§ THE REQUEST: Quote the whole listing exactly. Leave the pictures out of your copy.

§ RECORDS PROVIDED:
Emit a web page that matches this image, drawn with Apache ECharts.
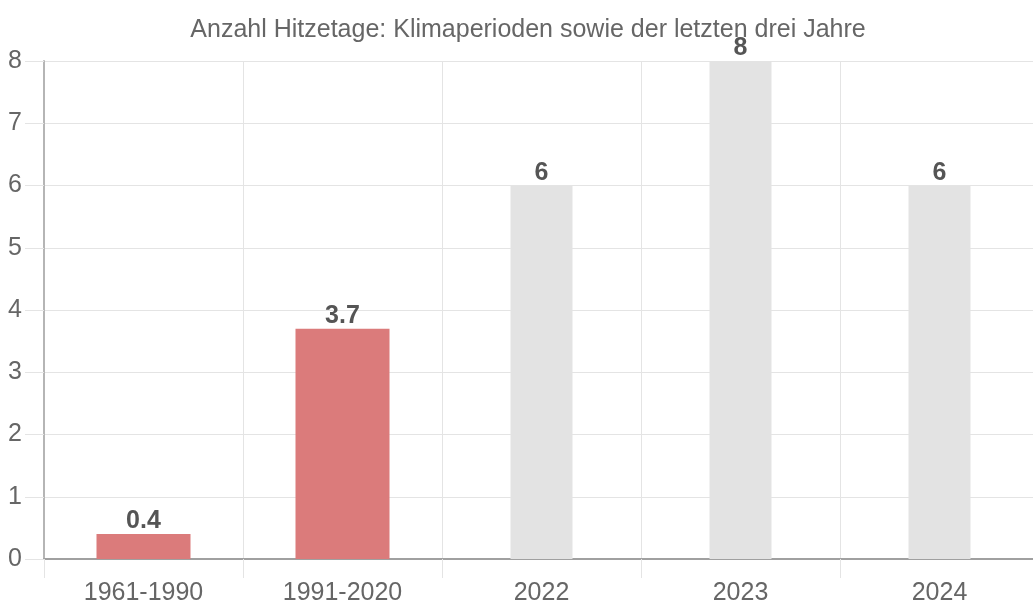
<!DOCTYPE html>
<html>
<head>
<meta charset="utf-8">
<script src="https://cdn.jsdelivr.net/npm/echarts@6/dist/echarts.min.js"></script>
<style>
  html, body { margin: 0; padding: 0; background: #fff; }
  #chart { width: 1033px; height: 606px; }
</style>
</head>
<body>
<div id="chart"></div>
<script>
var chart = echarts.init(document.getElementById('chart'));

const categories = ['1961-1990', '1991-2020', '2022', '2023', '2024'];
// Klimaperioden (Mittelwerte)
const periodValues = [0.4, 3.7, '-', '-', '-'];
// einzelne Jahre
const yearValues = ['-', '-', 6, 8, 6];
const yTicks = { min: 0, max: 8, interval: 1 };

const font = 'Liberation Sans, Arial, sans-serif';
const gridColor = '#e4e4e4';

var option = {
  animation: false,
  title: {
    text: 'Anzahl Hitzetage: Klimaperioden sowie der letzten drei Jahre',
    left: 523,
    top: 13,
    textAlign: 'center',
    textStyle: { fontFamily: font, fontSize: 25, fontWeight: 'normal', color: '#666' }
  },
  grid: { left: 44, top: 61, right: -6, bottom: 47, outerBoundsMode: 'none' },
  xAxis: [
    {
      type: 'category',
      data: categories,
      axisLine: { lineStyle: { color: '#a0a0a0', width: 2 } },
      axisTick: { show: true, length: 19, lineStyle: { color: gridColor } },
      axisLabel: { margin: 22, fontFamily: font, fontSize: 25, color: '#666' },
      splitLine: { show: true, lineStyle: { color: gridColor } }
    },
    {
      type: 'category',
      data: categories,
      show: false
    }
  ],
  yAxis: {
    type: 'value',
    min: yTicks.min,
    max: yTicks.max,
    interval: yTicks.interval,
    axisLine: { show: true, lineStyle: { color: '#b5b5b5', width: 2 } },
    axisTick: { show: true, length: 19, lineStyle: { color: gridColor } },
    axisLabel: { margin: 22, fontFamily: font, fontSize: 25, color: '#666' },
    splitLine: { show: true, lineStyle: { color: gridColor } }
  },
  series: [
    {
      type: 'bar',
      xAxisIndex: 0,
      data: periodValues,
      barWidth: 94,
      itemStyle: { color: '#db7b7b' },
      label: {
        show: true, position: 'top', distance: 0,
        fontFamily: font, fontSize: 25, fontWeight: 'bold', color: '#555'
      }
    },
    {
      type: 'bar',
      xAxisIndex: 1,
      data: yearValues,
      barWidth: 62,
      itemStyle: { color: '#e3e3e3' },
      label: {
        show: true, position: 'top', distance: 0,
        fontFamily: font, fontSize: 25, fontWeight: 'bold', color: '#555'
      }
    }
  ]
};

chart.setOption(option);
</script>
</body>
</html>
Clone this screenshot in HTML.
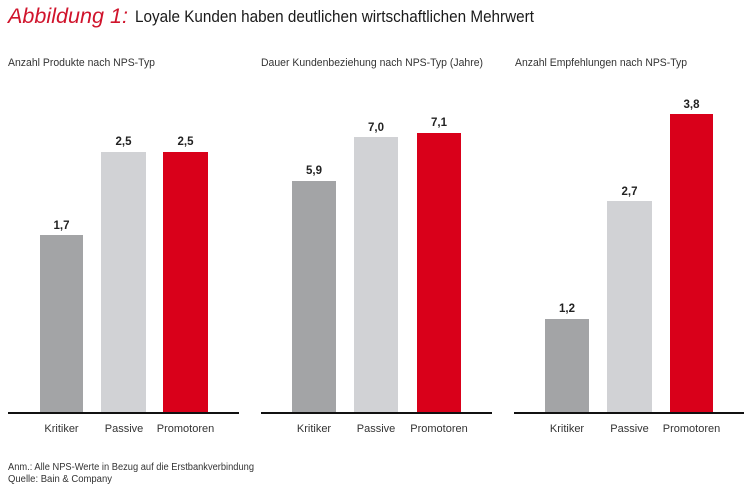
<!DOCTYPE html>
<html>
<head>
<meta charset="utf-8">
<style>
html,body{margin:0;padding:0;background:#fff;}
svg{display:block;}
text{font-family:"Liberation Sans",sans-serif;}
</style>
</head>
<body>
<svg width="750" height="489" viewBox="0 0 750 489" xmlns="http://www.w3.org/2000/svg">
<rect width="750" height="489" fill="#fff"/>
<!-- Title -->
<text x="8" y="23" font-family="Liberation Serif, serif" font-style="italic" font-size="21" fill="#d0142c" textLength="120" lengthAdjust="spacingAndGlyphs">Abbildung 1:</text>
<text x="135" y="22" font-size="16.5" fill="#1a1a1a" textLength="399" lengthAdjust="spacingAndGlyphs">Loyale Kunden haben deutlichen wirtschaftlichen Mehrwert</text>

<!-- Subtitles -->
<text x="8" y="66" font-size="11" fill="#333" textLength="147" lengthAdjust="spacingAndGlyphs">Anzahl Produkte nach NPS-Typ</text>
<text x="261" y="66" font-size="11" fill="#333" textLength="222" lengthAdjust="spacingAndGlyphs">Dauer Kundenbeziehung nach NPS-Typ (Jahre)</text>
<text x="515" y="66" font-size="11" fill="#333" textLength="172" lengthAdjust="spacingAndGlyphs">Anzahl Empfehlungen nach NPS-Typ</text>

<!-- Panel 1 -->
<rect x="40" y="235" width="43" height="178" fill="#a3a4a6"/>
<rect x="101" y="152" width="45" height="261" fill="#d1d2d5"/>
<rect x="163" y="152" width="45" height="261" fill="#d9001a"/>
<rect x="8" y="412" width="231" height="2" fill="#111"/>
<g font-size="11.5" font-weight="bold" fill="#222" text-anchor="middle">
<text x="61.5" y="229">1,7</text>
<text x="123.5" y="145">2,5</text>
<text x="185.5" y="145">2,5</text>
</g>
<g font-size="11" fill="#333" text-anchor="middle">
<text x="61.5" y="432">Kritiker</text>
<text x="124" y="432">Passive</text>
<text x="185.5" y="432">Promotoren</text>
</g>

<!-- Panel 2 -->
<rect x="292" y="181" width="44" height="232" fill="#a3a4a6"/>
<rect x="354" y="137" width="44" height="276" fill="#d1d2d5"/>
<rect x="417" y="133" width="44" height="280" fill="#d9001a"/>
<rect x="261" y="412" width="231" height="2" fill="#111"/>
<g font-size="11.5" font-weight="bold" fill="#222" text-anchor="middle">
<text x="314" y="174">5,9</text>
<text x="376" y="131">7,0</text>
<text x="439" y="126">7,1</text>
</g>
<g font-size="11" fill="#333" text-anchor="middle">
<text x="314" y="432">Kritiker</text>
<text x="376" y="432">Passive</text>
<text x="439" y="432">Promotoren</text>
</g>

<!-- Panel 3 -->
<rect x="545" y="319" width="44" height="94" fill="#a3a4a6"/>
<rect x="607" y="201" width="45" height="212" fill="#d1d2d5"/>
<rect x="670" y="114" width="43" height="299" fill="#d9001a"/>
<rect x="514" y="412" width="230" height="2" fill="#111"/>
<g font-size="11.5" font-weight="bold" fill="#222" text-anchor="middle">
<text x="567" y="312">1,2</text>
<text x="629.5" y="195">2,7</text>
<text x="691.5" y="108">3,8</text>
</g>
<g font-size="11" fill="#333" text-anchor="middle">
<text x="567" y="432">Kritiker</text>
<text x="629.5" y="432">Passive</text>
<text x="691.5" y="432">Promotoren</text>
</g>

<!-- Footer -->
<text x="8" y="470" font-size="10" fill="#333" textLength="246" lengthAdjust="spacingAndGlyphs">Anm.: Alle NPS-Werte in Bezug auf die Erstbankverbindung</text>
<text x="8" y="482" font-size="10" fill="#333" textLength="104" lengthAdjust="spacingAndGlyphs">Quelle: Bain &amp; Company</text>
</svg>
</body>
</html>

§ THE RESPONSE:
Emit a web page that matches this image, drawn with Apache ECharts.
<!DOCTYPE html>
<html>
<head>
<meta charset="utf-8">
<script src="https://cdn.jsdelivr.net/npm/echarts@6/dist/echarts.min.js"></script>
<style>
  html, body { margin: 0; padding: 0; background: #fff; }
  #chart { width: 1033px; height: 606px; }
</style>
</head>
<body>
<div id="chart"></div>
<script>
var chart = echarts.init(document.getElementById('chart'));

const categories = ['1961-1990', '1991-2020', '2022', '2023', '2024'];
// Klimaperioden (Mittelwerte)
const periodValues = [0.4, 3.7, '-', '-', '-'];
// einzelne Jahre
const yearValues = ['-', '-', 6, 8, 6];
const yTicks = { min: 0, max: 8, interval: 1 };

const font = 'Liberation Sans, Arial, sans-serif';
const gridColor = '#e4e4e4';

var option = {
  animation: false,
  title: {
    text: 'Anzahl Hitzetage: Klimaperioden sowie der letzten drei Jahre',
    left: 523,
    top: 13,
    textAlign: 'center',
    textStyle: { fontFamily: font, fontSize: 25, fontWeight: 'normal', color: '#666' }
  },
  grid: { left: 44, top: 61, right: -6, bottom: 47, outerBoundsMode: 'none' },
  xAxis: [
    {
      type: 'category',
      data: categories,
      axisLine: { lineStyle: { color: '#a0a0a0', width: 2 } },
      axisTick: { show: true, length: 19, lineStyle: { color: gridColor } },
      axisLabel: { margin: 22, fontFamily: font, fontSize: 25, color: '#666' },
      splitLine: { show: true, lineStyle: { color: gridColor } }
    },
    {
      type: 'category',
      data: categories,
      show: false
    }
  ],
  yAxis: {
    type: 'value',
    min: yTicks.min,
    max: yTicks.max,
    interval: yTicks.interval,
    axisLine: { show: true, lineStyle: { color: '#b5b5b5', width: 2 } },
    axisTick: { show: true, length: 19, lineStyle: { color: gridColor } },
    axisLabel: { margin: 22, fontFamily: font, fontSize: 25, color: '#666' },
    splitLine: { show: true, lineStyle: { color: gridColor } }
  },
  series: [
    {
      type: 'bar',
      xAxisIndex: 0,
      data: periodValues,
      barWidth: 94,
      itemStyle: { color: '#db7b7b' },
      label: {
        show: true, position: 'top', distance: 0,
        fontFamily: font, fontSize: 25, fontWeight: 'bold', color: '#555'
      }
    },
    {
      type: 'bar',
      xAxisIndex: 1,
      data: yearValues,
      barWidth: 62,
      itemStyle: { color: '#e3e3e3' },
      label: {
        show: true, position: 'top', distance: 0,
        fontFamily: font, fontSize: 25, fontWeight: 'bold', color: '#555'
      }
    }
  ]
};

chart.setOption(option);
</script>
</body>
</html>
Clone this screenshot in HTML.
<!DOCTYPE html>
<html>
<head>
<meta charset="utf-8">
<style>
html,body{margin:0;padding:0;background:#fff;}
svg{display:block;}
text{font-family:"Liberation Sans",sans-serif;}
</style>
</head>
<body>
<svg width="750" height="489" viewBox="0 0 750 489" xmlns="http://www.w3.org/2000/svg">
<rect width="750" height="489" fill="#fff"/>
<!-- Title -->
<text x="8" y="23" font-family="Liberation Serif, serif" font-style="italic" font-size="21" fill="#d0142c" textLength="120" lengthAdjust="spacingAndGlyphs">Abbildung 1:</text>
<text x="135" y="22" font-size="16.5" fill="#1a1a1a" textLength="399" lengthAdjust="spacingAndGlyphs">Loyale Kunden haben deutlichen wirtschaftlichen Mehrwert</text>

<!-- Subtitles -->
<text x="8" y="66" font-size="11" fill="#333" textLength="147" lengthAdjust="spacingAndGlyphs">Anzahl Produkte nach NPS-Typ</text>
<text x="261" y="66" font-size="11" fill="#333" textLength="222" lengthAdjust="spacingAndGlyphs">Dauer Kundenbeziehung nach NPS-Typ (Jahre)</text>
<text x="515" y="66" font-size="11" fill="#333" textLength="172" lengthAdjust="spacingAndGlyphs">Anzahl Empfehlungen nach NPS-Typ</text>

<!-- Panel 1 -->
<rect x="40" y="235" width="43" height="178" fill="#a3a4a6"/>
<rect x="101" y="152" width="45" height="261" fill="#d1d2d5"/>
<rect x="163" y="152" width="45" height="261" fill="#d9001a"/>
<rect x="8" y="412" width="231" height="2" fill="#111"/>
<g font-size="11.5" font-weight="bold" fill="#222" text-anchor="middle">
<text x="61.5" y="229">1,7</text>
<text x="123.5" y="145">2,5</text>
<text x="185.5" y="145">2,5</text>
</g>
<g font-size="11" fill="#333" text-anchor="middle">
<text x="61.5" y="432">Kritiker</text>
<text x="124" y="432">Passive</text>
<text x="185.5" y="432">Promotoren</text>
</g>

<!-- Panel 2 -->
<rect x="292" y="181" width="44" height="232" fill="#a3a4a6"/>
<rect x="354" y="137" width="44" height="276" fill="#d1d2d5"/>
<rect x="417" y="133" width="44" height="280" fill="#d9001a"/>
<rect x="261" y="412" width="231" height="2" fill="#111"/>
<g font-size="11.5" font-weight="bold" fill="#222" text-anchor="middle">
<text x="314" y="174">5,9</text>
<text x="376" y="131">7,0</text>
<text x="439" y="126">7,1</text>
</g>
<g font-size="11" fill="#333" text-anchor="middle">
<text x="314" y="432">Kritiker</text>
<text x="376" y="432">Passive</text>
<text x="439" y="432">Promotoren</text>
</g>

<!-- Panel 3 -->
<rect x="545" y="319" width="44" height="94" fill="#a3a4a6"/>
<rect x="607" y="201" width="45" height="212" fill="#d1d2d5"/>
<rect x="670" y="114" width="43" height="299" fill="#d9001a"/>
<rect x="514" y="412" width="230" height="2" fill="#111"/>
<g font-size="11.5" font-weight="bold" fill="#222" text-anchor="middle">
<text x="567" y="312">1,2</text>
<text x="629.5" y="195">2,7</text>
<text x="691.5" y="108">3,8</text>
</g>
<g font-size="11" fill="#333" text-anchor="middle">
<text x="567" y="432">Kritiker</text>
<text x="629.5" y="432">Passive</text>
<text x="691.5" y="432">Promotoren</text>
</g>

<!-- Footer -->
<text x="8" y="470" font-size="10" fill="#333" textLength="246" lengthAdjust="spacingAndGlyphs">Anm.: Alle NPS-Werte in Bezug auf die Erstbankverbindung</text>
<text x="8" y="482" font-size="10" fill="#333" textLength="104" lengthAdjust="spacingAndGlyphs">Quelle: Bain &amp; Company</text>
</svg>
</body>
</html>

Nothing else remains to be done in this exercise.